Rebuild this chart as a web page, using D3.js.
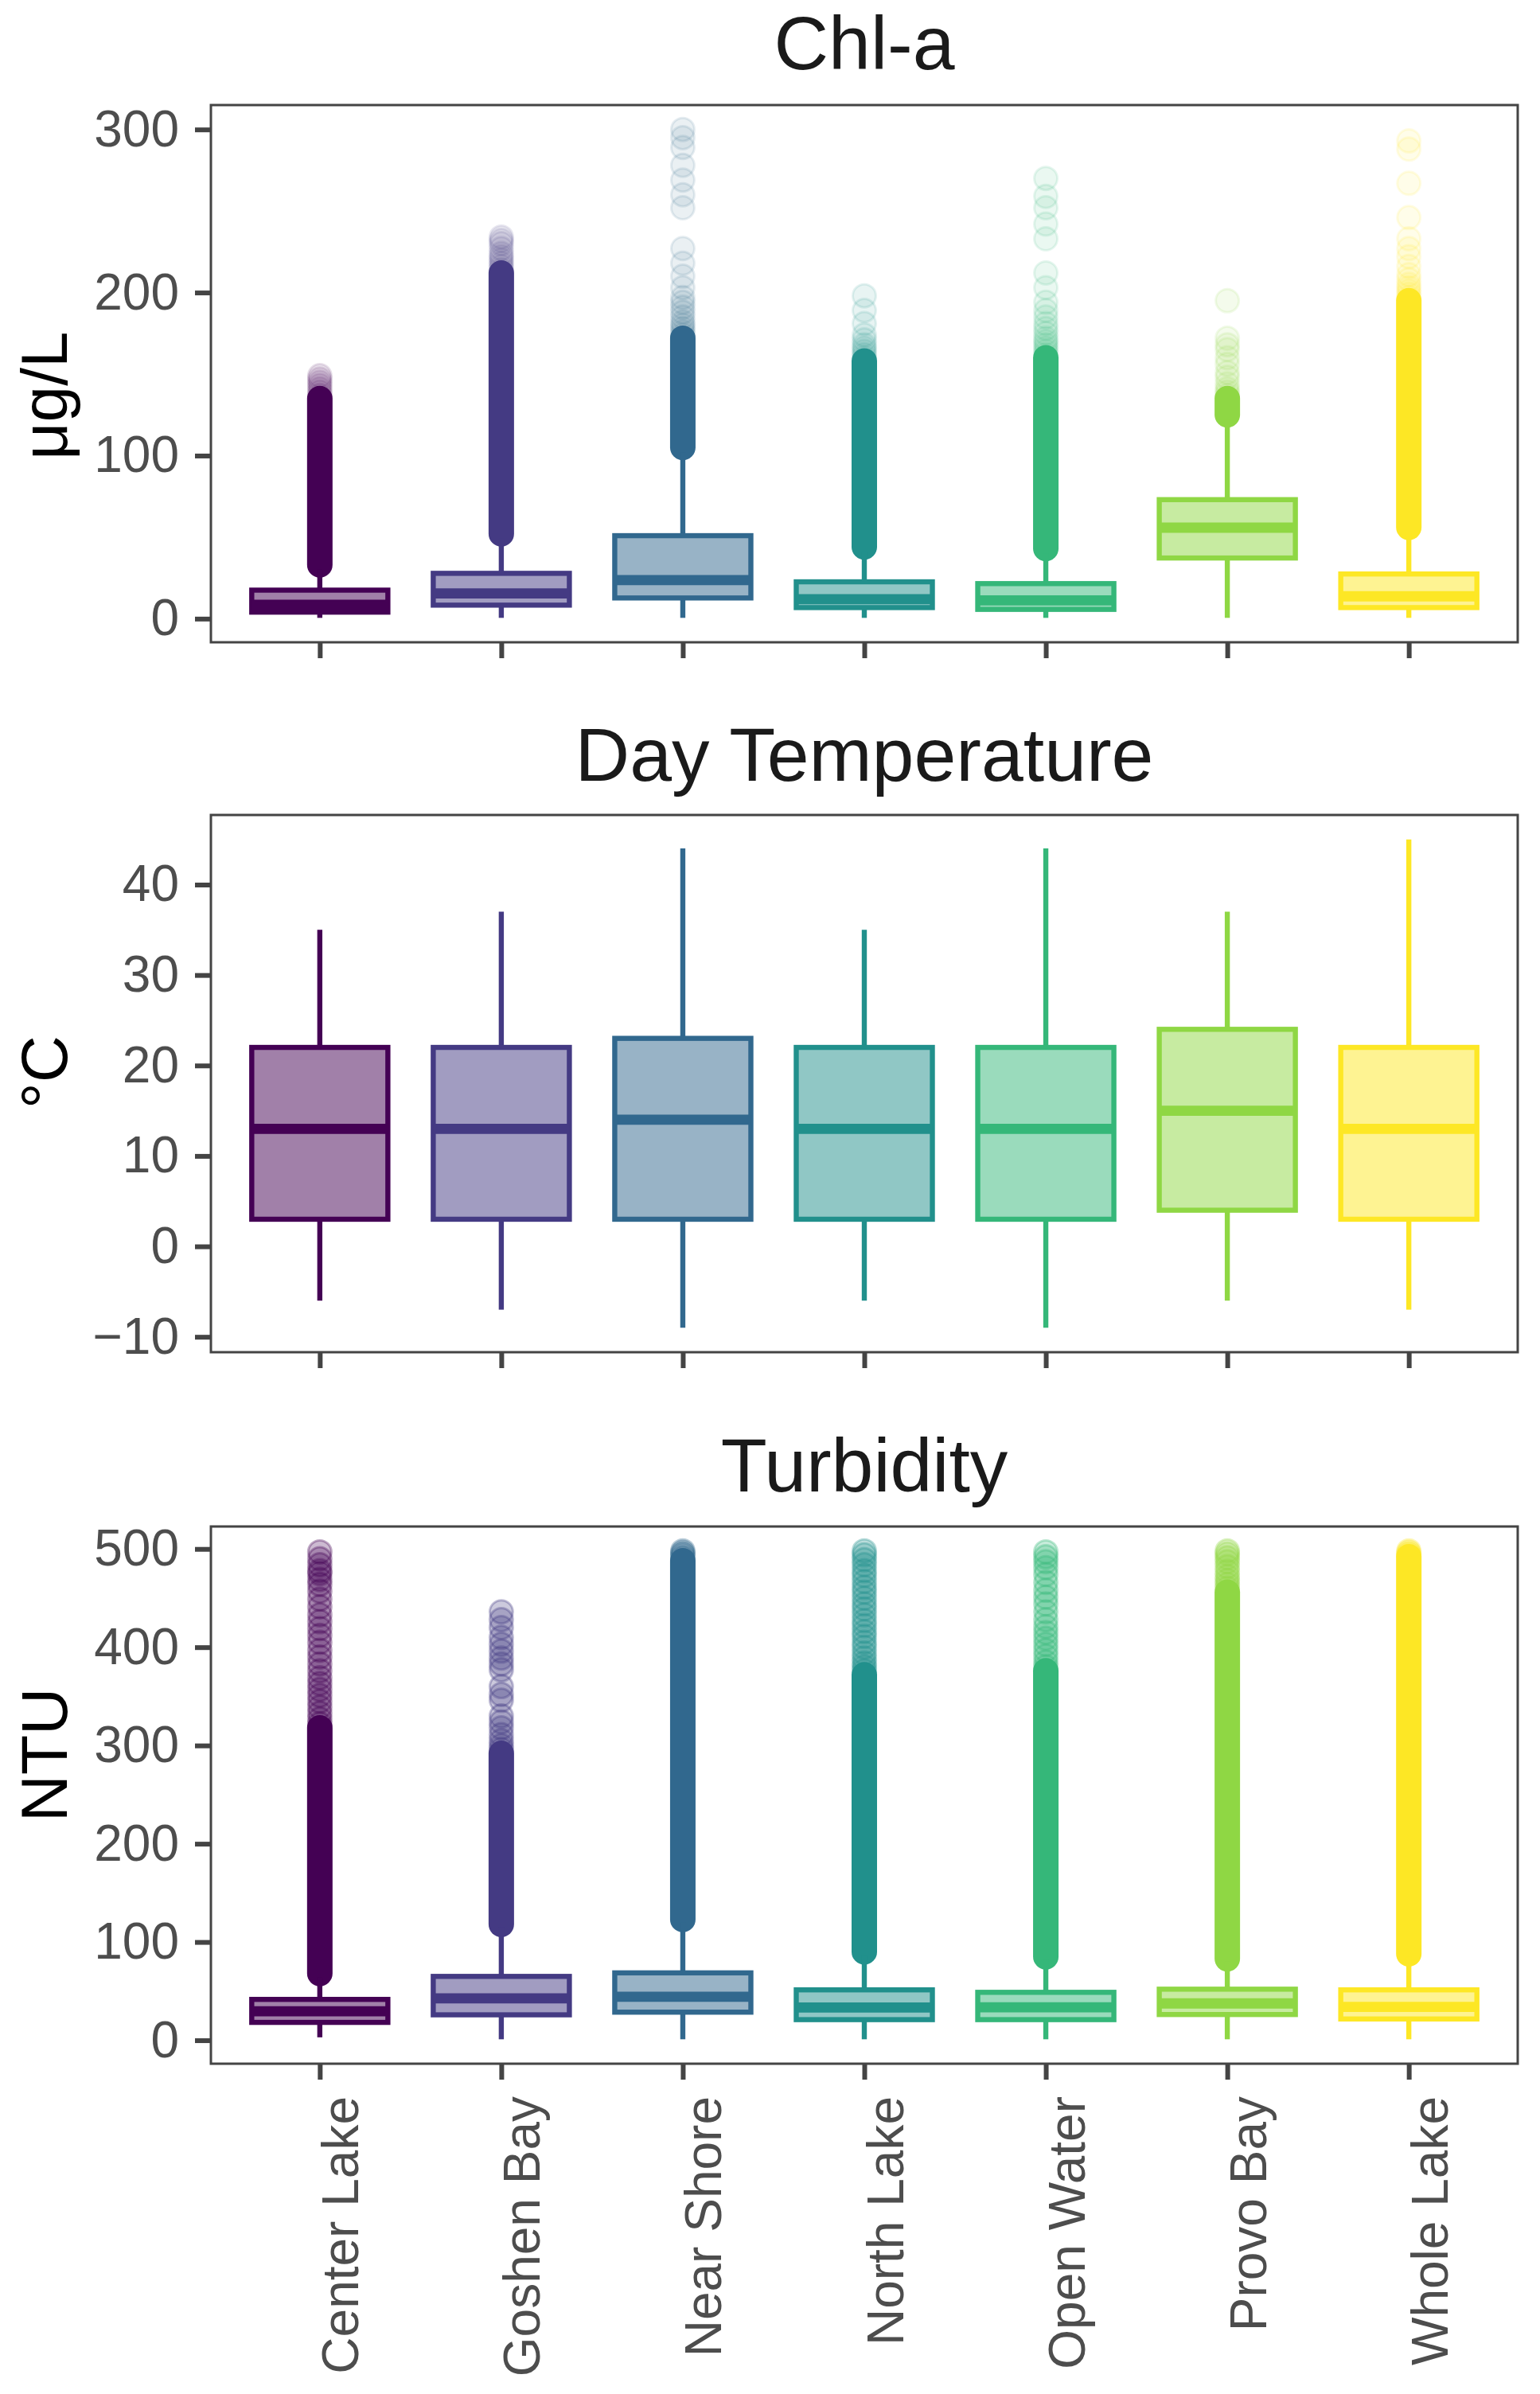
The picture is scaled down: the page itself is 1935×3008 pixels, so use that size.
<!DOCTYPE html>
<html>
<head>
<meta charset="utf-8">
<script src="https://cdn.jsdelivr.net/npm/d3@7"></script>
<style>
  html, body { margin: 0; padding: 0; background: #fff; }
  svg { display: block; font-family: "Liberation Sans", Arial, Helvetica, sans-serif; }
</style>
</head>
<body>
<svg id="chart" width="1935" height="3008"></svg>
<script>
// ---------------- DATA ----------------
const categories = ["Center Lake", "Goshen Bay", "Near Shore", "North Lake", "Open Water", "Provo Bay", "Whole Lake"];
const colors = ["#440154", "#443A83", "#31688E", "#21908C", "#35B779", "#8FD744", "#FDE725"];

// [whisker low, Q1, median, Q3, whisker high]
const chlStats = [
  [0.5, 4, 8.5, 17.5, 30],
  [0.5, 8.3, 15.5, 27.8, 49],
  [0.5, 12.7, 23.7, 50.9, 102],
  [0.5, 6.8, 11.9, 22.6, 41],
  [0.5, 5.7, 11.2, 21.5, 40],
  [0.5, 37.2, 55.8, 73, 122],
  [0.5, 6.8, 13.7, 27.4, 53]
];
// solid (overplotted) outlier runs [from, to]
const chlDense = [[33, 135], [52, 212], [105, 172], [44, 158], [43, 160], [125, 135], [56, 195]];
// individual faint outliers
const chlFaint = [
  [137, 139, 141, 143, 145, 147, 149],
  [214, 216, 218, 220, 222, 224, 227, 230, 232, 234],
  [174, 176, 178, 180, 182, 185, 188, 191, 194, 197, 203, 210, 218, 227, 252, 260, 269, 278, 289, 295, 300],
  [160, 162, 164, 166, 168, 171, 174, 181, 189, 198],
  [162, 164, 166, 168, 170, 172, 175, 178, 181, 185, 189, 194, 203, 212, 233, 242, 252, 259, 270],
  [137, 139, 141, 144, 148, 151, 156, 160, 165, 168, 172, 195],
  [197, 199, 201, 203, 205, 208, 211, 216, 222, 227, 233, 246, 267, 288, 293]
];
const chlTicks = [0, 100, 200, 300];

const tempStats = [
  [-6, 3, 13, 22, 35],
  [-7, 3, 13, 22, 37],
  [-9, 3, 14, 23, 44],
  [-6, 3, 13, 22, 35],
  [-9, 3, 13, 22, 44],
  [-6, 4, 15, 24, 37],
  [-7, 3, 13, 22, 45]
];
const tempDense = [];
const tempFaint = [];
const tempTicks = [-10, 0, 10, 20, 30, 40];

const turbStats = [
  [3, 18.2, 29.5, 41.6, 64],
  [1, 25.9, 42.6, 65, 115],
  [1, 28.6, 44.3, 68.6, 120],
  [1, 21, 33.4, 51.3, 87],
  [1, 21, 33.5, 48.8, 82],
  [1, 26.2, 37.5, 52, 80],
  [1, 21.7, 33.9, 51.3, 85]
];
const turbDense = [[68, 318], [118, 292], [123, 488], [90, 372], [85, 376], [83, 456], [88, 492]];
const turbFaint = [
  [322, 327, 333, 339, 345, 351, 357, 363, 369, 376, 383, 390, 397, 405, 412, 419, 426, 433, 441, 449, 457, 464, 469, 475, 478, 484, 490, 497],
  [296, 300, 305, 311, 318, 324, 330, 346, 352, 360, 377, 383, 389, 396, 403, 410, 420, 428, 436],
  [491, 494, 496, 498],
  [376, 380, 384, 389, 394, 400, 405, 411, 416, 422, 427, 433, 439, 444, 450, 456, 461, 467, 473, 478, 484, 489, 494, 498],
  [380, 385, 391, 397, 403, 409, 415, 421, 428, 436, 444, 451, 458, 466, 474, 481, 487, 492, 497],
  [460, 464, 468, 472, 477, 482, 487, 491, 495, 498],
  [494, 496, 498]
];
const turbTicks = [0, 100, 200, 300, 400, 500];

const panelTitles = ["Chl-a", "Day Temperature", "Turbidity"];
const unitLabels = ["μg/L", "°C", "NTU"];

// ---------------- LAYOUT ----------------
const L = {
  left: 265, right: 1907, height: 675,
  tops: [132, 1024, 1918],
  titleBaselines: [87, 981, 1874],
  unitCenters: [497, 1347, 2205],
  unitX: 84,
  boxStroke: 6.4, medianStroke: 12.8, pointR: 14.5,
  pointAlpha: [0.1, 0.1, 0.27]
};

const panels = [
  { stats: chlStats, dense: chlDense, faint: chlFaint, ticks: chlTicks },
  { stats: tempStats, dense: tempDense, faint: tempFaint, ticks: tempTicks },
  { stats: turbStats, dense: turbDense, faint: turbFaint, ticks: turbTicks }
];

const svg = d3.select("#chart");

// ggplot-like discrete scale: 0.6 units of expansion at each end
const xPos = d3.scalePoint().domain(categories)
  .range([L.left, L.right]).padding(0.6);
const step = xPos.step();
const boxW = step * 0.75;

panels.forEach((p, pi) => {
  const top = L.tops[pi], bottom = top + L.height;
  const vals = [];
  p.stats.forEach(s => vals.push(s[0], s[4]));
  p.dense.forEach(d => vals.push(d[0], d[1]));
  p.faint.forEach(f => f.forEach(v => vals.push(v)));
  const lo = d3.min(vals), hi = d3.max(vals), pad = (hi - lo) * 0.05;
  const y = d3.scaleLinear().domain([lo - pad, hi + pad]).range([bottom, top]);

  const g = svg.append("g");

  // title
  g.append("text")
    .attr("x", (L.left + L.right) / 2).attr("y", L.titleBaselines[pi])
    .attr("text-anchor", "middle").attr("font-size", 95).attr("fill", "#1a1a1a")
    .text(panelTitles[pi]);

  // y axis title
  g.append("text")
    .attr("transform", `translate(${L.unitX},${L.unitCenters[pi]}) rotate(-90)`)
    .attr("text-anchor", "middle").attr("font-size", 82).attr("fill", "#000")
    .text(unitLabels[pi]);

  // y axis
  const yAxis = d3.axisLeft(y).tickValues(p.ticks).tickSize(20).tickPadding(20)
    .tickFormat(d => d < 0 ? "\u2212" + Math.abs(d) : d);
  const ya = g.append("g").attr("transform", `translate(${L.left},0)`).call(yAxis);
  ya.select(".domain").remove();
  ya.selectAll(".tick line").attr("stroke", "#444").attr("stroke-width", 6);
  ya.selectAll(".tick text").attr("font-size", 64).attr("fill", "#4D4D4D")
    .attr("font-family", "Liberation Sans, Arial, sans-serif");

  // x axis ticks (labels only on the bottom panel)
  const xAxis = d3.axisBottom(xPos).tickSize(20).tickPadding(21);
  const xa = g.append("g").attr("transform", `translate(0,${bottom})`).call(xAxis);
  xa.select(".domain").remove();
  xa.selectAll(".tick line").attr("stroke", "#444").attr("stroke-width", 6);
  if (pi === 2) {
    xa.selectAll(".tick text")
      .attr("font-size", 64).attr("fill", "#4D4D4D")
      .attr("font-family", "Liberation Sans, Arial, sans-serif")
      .attr("text-anchor", "end").attr("dy", null).attr("y", null)
      .attr("transform", "translate(48,41) rotate(-90)");
  } else {
    xa.selectAll(".tick text").remove();
  }

  const plot = g.append("g");
  categories.forEach((c, i) => {
    const col = colors[i];
    const cx = xPos(c);
    const a = L.pointAlpha[pi];
    // faint outliers
    (p.faint[i] || []).forEach(v => {
      plot.append("circle").attr("cx", cx).attr("cy", y(v)).attr("r", L.pointR)
        .attr("fill", col).attr("fill-opacity", a)
        .attr("stroke", col).attr("stroke-opacity", a * 1.2).attr("stroke-width", 3);
    });
    // dense outliers (overplotted run)
    if (p.dense[i]) {
      plot.append("line").attr("x1", cx).attr("x2", cx)
        .attr("y1", y(p.dense[i][0])).attr("y2", y(p.dense[i][1]))
        .attr("stroke", col).attr("stroke-width", (L.pointR + 1.5) * 2)
        .attr("stroke-linecap", "round");
    }
    const s = p.stats[i];
    // whiskers
    plot.append("line").attr("x1", cx).attr("x2", cx).attr("y1", y(s[0])).attr("y2", y(s[1]))
      .attr("stroke", col).attr("stroke-width", L.boxStroke);
    plot.append("line").attr("x1", cx).attr("x2", cx).attr("y1", y(s[3])).attr("y2", y(s[4]))
      .attr("stroke", col).attr("stroke-width", L.boxStroke);
    // box
    plot.append("rect").attr("x", cx - boxW / 2).attr("width", boxW)
      .attr("y", y(s[3])).attr("height", y(s[1]) - y(s[3]))
      .attr("fill", "#fff");
    plot.append("rect").attr("x", cx - boxW / 2).attr("width", boxW)
      .attr("y", y(s[3])).attr("height", y(s[1]) - y(s[3]))
      .attr("fill", col).attr("fill-opacity", 0.5)
      .attr("stroke", col).attr("stroke-width", L.boxStroke);
    // median
    plot.append("line").attr("x1", cx - boxW / 2).attr("x2", cx + boxW / 2)
      .attr("y1", y(s[2])).attr("y2", y(s[2]))
      .attr("stroke", col).attr("stroke-width", L.medianStroke);
  });

  // panel border
  g.append("rect").attr("x", L.left).attr("y", top)
    .attr("width", L.right - L.left).attr("height", L.height)
    .attr("fill", "none").attr("stroke", "#444").attr("stroke-width", 3);
});
</script>
</body>
</html>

_ _ _ _ _

**What you should do**
The lines to quote run from the one containing "The picture is" to the one containing "const tempTicks = [-10, 0, 10, 20, 30, 40];". Quote them exactly, with both of those lines, and nothing else.

**Result**
The picture is scaled down: the page itself is 1935×3008 pixels, so use that size.
<!DOCTYPE html>
<html>
<head>
<meta charset="utf-8">
<script src="https://cdn.jsdelivr.net/npm/d3@7"></script>
<style>
  html, body { margin: 0; padding: 0; background: #fff; }
  svg { display: block; font-family: "Liberation Sans", Arial, Helvetica, sans-serif; }
</style>
</head>
<body>
<svg id="chart" width="1935" height="3008"></svg>
<script>
// ---------------- DATA ----------------
const categories = ["Center Lake", "Goshen Bay", "Near Shore", "North Lake", "Open Water", "Provo Bay", "Whole Lake"];
const colors = ["#440154", "#443A83", "#31688E", "#21908C", "#35B779", "#8FD744", "#FDE725"];

// [whisker low, Q1, median, Q3, whisker high]
const chlStats = [
  [0.5, 4, 8.5, 17.5, 30],
  [0.5, 8.3, 15.5, 27.8, 49],
  [0.5, 12.7, 23.7, 50.9, 102],
  [0.5, 6.8, 11.9, 22.6, 41],
  [0.5, 5.7, 11.2, 21.5, 40],
  [0.5, 37.2, 55.8, 73, 122],
  [0.5, 6.8, 13.7, 27.4, 53]
];
// solid (overplotted) outlier runs [from, to]
const chlDense = [[33, 135], [52, 212], [105, 172], [44, 158], [43, 160], [125, 135], [56, 195]];
// individual faint outliers
const chlFaint = [
  [137, 139, 141, 143, 145, 147, 149],
  [214, 216, 218, 220, 222, 224, 227, 230, 232, 234],
  [174, 176, 178, 180, 182, 185, 188, 191, 194, 197, 203, 210, 218, 227, 252, 260, 269, 278, 289, 295, 300],
  [160, 162, 164, 166, 168, 171, 174, 181, 189, 198],
  [162, 164, 166, 168, 170, 172, 175, 178, 181, 185, 189, 194, 203, 212, 233, 242, 252, 259, 270],
  [137, 139, 141, 144, 148, 151, 156, 160, 165, 168, 172, 195],
  [197, 199, 201, 203, 205, 208, 211, 216, 222, 227, 233, 246, 267, 288, 293]
];
const chlTicks = [0, 100, 200, 300];

const tempStats = [
  [-6, 3, 13, 22, 35],
  [-7, 3, 13, 22, 37],
  [-9, 3, 14, 23, 44],
  [-6, 3, 13, 22, 35],
  [-9, 3, 13, 22, 44],
  [-6, 4, 15, 24, 37],
  [-7, 3, 13, 22, 45]
];
const tempDense = [];
const tempFaint = [];
const tempTicks = [-10, 0, 10, 20, 30, 40];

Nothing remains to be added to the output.